__Requirement__. Your task is to restate the data word for word.

-- Begin Listing --

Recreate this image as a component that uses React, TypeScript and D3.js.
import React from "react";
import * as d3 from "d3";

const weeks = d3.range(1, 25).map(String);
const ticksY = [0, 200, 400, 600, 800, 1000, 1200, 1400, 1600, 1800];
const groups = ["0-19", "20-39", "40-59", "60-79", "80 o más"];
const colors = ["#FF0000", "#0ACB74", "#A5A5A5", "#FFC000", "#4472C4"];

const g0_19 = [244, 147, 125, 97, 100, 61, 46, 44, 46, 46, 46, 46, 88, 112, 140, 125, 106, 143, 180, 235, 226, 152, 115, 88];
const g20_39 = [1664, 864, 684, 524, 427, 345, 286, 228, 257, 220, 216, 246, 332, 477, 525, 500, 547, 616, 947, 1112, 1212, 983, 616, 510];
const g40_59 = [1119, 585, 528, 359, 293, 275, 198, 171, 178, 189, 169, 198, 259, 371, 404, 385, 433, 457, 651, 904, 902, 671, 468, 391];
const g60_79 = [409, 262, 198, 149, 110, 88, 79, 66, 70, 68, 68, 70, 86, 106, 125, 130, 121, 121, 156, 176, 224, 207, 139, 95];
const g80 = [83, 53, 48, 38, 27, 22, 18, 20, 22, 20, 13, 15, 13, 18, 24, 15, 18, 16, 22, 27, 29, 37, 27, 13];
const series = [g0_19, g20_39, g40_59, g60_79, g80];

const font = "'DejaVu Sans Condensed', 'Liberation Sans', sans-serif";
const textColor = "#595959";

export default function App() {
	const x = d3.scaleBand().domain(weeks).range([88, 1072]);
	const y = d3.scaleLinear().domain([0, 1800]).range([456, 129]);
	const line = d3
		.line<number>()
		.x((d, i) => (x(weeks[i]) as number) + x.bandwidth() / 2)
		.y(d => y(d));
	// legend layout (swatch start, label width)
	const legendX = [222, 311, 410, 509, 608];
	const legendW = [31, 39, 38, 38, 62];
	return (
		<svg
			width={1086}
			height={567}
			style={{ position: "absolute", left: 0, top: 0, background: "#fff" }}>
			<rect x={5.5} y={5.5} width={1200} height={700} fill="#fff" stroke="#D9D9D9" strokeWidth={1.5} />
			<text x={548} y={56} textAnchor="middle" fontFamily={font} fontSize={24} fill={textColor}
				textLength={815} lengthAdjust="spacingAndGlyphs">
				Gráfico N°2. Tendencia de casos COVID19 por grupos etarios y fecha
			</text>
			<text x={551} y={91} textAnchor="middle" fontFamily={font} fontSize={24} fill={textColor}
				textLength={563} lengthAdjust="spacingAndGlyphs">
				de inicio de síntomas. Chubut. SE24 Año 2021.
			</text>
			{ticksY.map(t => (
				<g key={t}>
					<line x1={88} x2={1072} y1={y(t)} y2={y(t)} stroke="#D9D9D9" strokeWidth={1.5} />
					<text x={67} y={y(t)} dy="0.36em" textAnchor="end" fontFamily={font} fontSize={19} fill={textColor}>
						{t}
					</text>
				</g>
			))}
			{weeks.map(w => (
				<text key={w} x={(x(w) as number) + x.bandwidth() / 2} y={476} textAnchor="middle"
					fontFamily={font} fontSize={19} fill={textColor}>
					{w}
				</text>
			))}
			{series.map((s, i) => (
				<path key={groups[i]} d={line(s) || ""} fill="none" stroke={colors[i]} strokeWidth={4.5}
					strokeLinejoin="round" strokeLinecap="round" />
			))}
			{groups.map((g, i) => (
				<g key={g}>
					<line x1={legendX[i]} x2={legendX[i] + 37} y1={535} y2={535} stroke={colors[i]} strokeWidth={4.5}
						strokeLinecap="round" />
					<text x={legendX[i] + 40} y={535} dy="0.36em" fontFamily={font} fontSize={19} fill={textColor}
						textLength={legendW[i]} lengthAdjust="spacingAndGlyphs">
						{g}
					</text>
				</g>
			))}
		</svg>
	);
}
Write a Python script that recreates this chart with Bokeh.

-- End Listing --

__Exercise output__.
Recreate this image as a component that uses React, TypeScript and D3.js.
import React from "react";
import * as d3 from "d3";

const weeks = d3.range(1, 25).map(String);
const ticksY = [0, 200, 400, 600, 800, 1000, 1200, 1400, 1600, 1800];
const groups = ["0-19", "20-39", "40-59", "60-79", "80 o más"];
const colors = ["#FF0000", "#0ACB74", "#A5A5A5", "#FFC000", "#4472C4"];

const g0_19 = [244, 147, 125, 97, 100, 61, 46, 44, 46, 46, 46, 46, 88, 112, 140, 125, 106, 143, 180, 235, 226, 152, 115, 88];
const g20_39 = [1664, 864, 684, 524, 427, 345, 286, 228, 257, 220, 216, 246, 332, 477, 525, 500, 547, 616, 947, 1112, 1212, 983, 616, 510];
const g40_59 = [1119, 585, 528, 359, 293, 275, 198, 171, 178, 189, 169, 198, 259, 371, 404, 385, 433, 457, 651, 904, 902, 671, 468, 391];
const g60_79 = [409, 262, 198, 149, 110, 88, 79, 66, 70, 68, 68, 70, 86, 106, 125, 130, 121, 121, 156, 176, 224, 207, 139, 95];
const g80 = [83, 53, 48, 38, 27, 22, 18, 20, 22, 20, 13, 15, 13, 18, 24, 15, 18, 16, 22, 27, 29, 37, 27, 13];
const series = [g0_19, g20_39, g40_59, g60_79, g80];

const font = "'DejaVu Sans Condensed', 'Liberation Sans', sans-serif";
const textColor = "#595959";

export default function App() {
	const x = d3.scaleBand().domain(weeks).range([88, 1072]);
	const y = d3.scaleLinear().domain([0, 1800]).range([456, 129]);
	const line = d3
		.line<number>()
		.x((d, i) => (x(weeks[i]) as number) + x.bandwidth() / 2)
		.y(d => y(d));
	// legend layout (swatch start, label width)
	const legendX = [222, 311, 410, 509, 608];
	const legendW = [31, 39, 38, 38, 62];
	return (
		<svg
			width={1086}
			height={567}
			style={{ position: "absolute", left: 0, top: 0, background: "#fff" }}>
			<rect x={5.5} y={5.5} width={1200} height={700} fill="#fff" stroke="#D9D9D9" strokeWidth={1.5} />
			<text x={548} y={56} textAnchor="middle" fontFamily={font} fontSize={24} fill={textColor}
				textLength={815} lengthAdjust="spacingAndGlyphs">
				Gráfico N°2. Tendencia de casos COVID19 por grupos etarios y fecha
			</text>
			<text x={551} y={91} textAnchor="middle" fontFamily={font} fontSize={24} fill={textColor}
				textLength={563} lengthAdjust="spacingAndGlyphs">
				de inicio de síntomas. Chubut. SE24 Año 2021.
			</text>
			{ticksY.map(t => (
				<g key={t}>
					<line x1={88} x2={1072} y1={y(t)} y2={y(t)} stroke="#D9D9D9" strokeWidth={1.5} />
					<text x={67} y={y(t)} dy="0.36em" textAnchor="end" fontFamily={font} fontSize={19} fill={textColor}>
						{t}
					</text>
				</g>
			))}
			{weeks.map(w => (
				<text key={w} x={(x(w) as number) + x.bandwidth() / 2} y={476} textAnchor="middle"
					fontFamily={font} fontSize={19} fill={textColor}>
					{w}
				</text>
			))}
			{series.map((s, i) => (
				<path key={groups[i]} d={line(s) || ""} fill="none" stroke={colors[i]} strokeWidth={4.5}
					strokeLinejoin="round" strokeLinecap="round" />
			))}
			{groups.map((g, i) => (
				<g key={g}>
					<line x1={legendX[i]} x2={legendX[i] + 37} y1={535} y2={535} stroke={colors[i]} strokeWidth={4.5}
						strokeLinecap="round" />
					<text x={legendX[i] + 40} y={535} dy="0.36em" fontFamily={font} fontSize={19} fill={textColor}
						textLength={legendW[i]} lengthAdjust="spacingAndGlyphs">
						{g}
					</text>
				</g>
			))}
		</svg>
	);
}
Write a Python script that recreates this chart with Bokeh.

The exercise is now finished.